Source code of charts

:::

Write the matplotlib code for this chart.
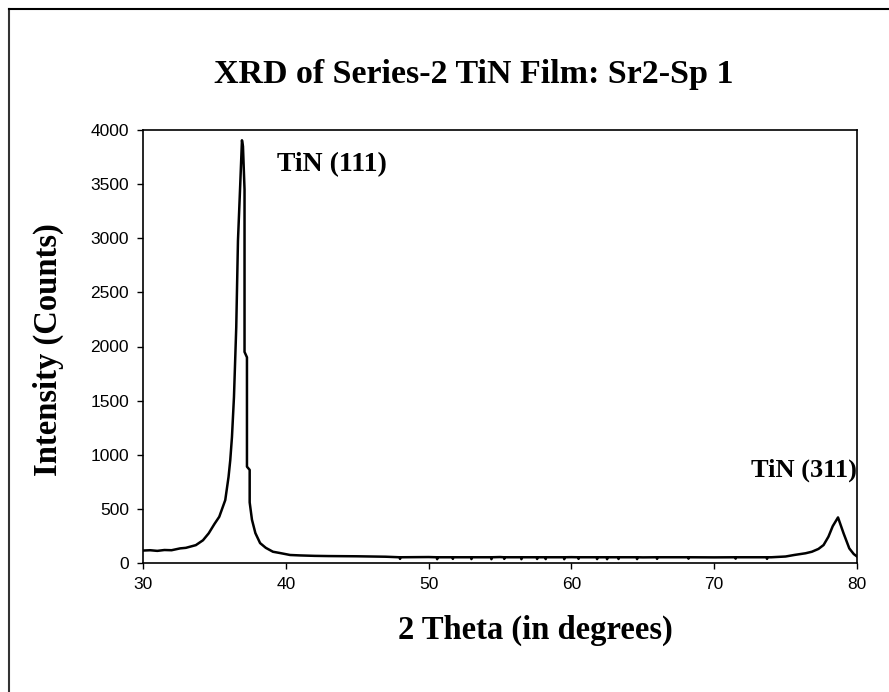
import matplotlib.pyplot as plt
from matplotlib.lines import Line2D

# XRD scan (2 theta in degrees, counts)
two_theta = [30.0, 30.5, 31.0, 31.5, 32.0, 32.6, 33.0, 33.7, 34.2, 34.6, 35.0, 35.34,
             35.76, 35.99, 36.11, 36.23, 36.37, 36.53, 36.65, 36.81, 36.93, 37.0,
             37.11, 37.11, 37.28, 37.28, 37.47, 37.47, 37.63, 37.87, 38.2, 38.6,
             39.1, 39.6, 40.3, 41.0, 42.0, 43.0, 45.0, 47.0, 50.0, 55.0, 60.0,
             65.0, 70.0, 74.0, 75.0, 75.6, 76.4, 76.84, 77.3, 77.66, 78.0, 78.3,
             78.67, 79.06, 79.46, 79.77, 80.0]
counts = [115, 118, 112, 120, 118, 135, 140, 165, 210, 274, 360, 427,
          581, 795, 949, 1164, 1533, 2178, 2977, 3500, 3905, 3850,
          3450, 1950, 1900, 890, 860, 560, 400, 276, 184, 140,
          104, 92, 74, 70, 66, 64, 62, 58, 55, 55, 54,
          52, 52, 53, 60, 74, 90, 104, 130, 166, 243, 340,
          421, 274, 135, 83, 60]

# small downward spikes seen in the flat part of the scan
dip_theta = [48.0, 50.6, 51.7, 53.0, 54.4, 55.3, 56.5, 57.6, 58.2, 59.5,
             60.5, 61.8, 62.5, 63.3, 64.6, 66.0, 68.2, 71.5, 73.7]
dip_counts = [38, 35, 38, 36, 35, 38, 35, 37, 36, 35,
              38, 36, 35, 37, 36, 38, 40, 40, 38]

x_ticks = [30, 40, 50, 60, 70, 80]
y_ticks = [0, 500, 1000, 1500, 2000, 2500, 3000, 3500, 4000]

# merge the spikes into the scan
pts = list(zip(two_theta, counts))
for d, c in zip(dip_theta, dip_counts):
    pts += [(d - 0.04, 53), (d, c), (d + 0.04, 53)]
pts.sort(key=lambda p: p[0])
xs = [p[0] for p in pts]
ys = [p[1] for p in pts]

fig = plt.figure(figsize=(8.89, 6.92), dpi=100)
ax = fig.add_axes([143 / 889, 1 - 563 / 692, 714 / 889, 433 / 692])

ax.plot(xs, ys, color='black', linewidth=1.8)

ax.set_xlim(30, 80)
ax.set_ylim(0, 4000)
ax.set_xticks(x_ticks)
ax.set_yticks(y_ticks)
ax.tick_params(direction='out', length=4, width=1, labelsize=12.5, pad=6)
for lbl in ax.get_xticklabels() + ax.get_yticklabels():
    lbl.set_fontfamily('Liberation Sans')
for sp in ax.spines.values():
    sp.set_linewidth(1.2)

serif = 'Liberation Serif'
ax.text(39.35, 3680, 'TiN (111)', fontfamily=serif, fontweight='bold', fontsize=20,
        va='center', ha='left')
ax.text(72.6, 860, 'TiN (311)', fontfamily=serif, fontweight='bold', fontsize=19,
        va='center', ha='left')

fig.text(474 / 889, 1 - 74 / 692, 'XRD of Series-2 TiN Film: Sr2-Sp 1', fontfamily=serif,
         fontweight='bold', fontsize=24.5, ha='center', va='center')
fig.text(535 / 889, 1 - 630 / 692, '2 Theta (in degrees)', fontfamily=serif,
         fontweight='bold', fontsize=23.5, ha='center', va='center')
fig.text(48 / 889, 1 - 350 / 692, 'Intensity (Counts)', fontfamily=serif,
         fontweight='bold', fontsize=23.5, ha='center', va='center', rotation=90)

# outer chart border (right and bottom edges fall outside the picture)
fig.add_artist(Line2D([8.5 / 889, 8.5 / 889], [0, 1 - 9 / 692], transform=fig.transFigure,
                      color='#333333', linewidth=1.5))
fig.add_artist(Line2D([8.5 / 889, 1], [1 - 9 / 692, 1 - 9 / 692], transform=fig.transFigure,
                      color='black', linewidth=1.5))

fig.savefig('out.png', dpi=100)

:::

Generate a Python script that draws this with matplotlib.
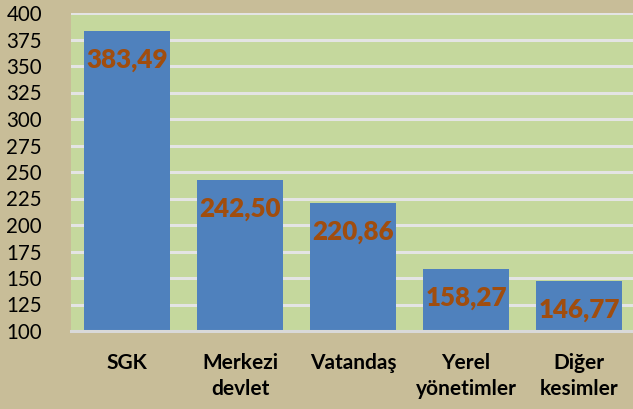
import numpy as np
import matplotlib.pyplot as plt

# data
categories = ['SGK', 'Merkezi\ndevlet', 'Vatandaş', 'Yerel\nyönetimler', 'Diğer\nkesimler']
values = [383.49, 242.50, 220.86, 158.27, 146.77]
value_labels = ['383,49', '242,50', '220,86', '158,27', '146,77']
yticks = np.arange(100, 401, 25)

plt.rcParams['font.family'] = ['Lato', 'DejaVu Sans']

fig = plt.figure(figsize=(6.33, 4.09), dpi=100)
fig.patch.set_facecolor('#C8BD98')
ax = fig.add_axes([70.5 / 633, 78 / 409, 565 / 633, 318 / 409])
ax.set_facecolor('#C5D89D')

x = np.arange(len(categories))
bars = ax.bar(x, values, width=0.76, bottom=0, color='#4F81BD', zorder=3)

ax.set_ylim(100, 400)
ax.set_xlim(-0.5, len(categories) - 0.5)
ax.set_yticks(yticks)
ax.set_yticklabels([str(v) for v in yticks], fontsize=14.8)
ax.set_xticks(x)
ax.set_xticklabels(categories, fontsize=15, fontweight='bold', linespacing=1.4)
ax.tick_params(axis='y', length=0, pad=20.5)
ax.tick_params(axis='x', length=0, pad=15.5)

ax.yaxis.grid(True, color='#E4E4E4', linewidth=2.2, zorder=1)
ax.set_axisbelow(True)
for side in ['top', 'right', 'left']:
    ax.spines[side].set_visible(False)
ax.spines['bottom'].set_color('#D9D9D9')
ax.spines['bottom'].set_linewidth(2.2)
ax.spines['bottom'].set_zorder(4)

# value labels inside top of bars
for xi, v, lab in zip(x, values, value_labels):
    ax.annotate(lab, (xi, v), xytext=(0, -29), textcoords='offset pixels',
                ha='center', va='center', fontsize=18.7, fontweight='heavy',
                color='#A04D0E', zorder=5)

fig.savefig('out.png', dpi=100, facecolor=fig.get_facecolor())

:::

What is required: Go to the line that contains "Write the matplotlib code for this chart." and copy from there down to the line that contains "from matplotlib.lines import Line2D", with both lines included. Pass over the pictures.

Task output:
Write the matplotlib code for this chart.
import matplotlib.pyplot as plt
from matplotlib.lines import Line2D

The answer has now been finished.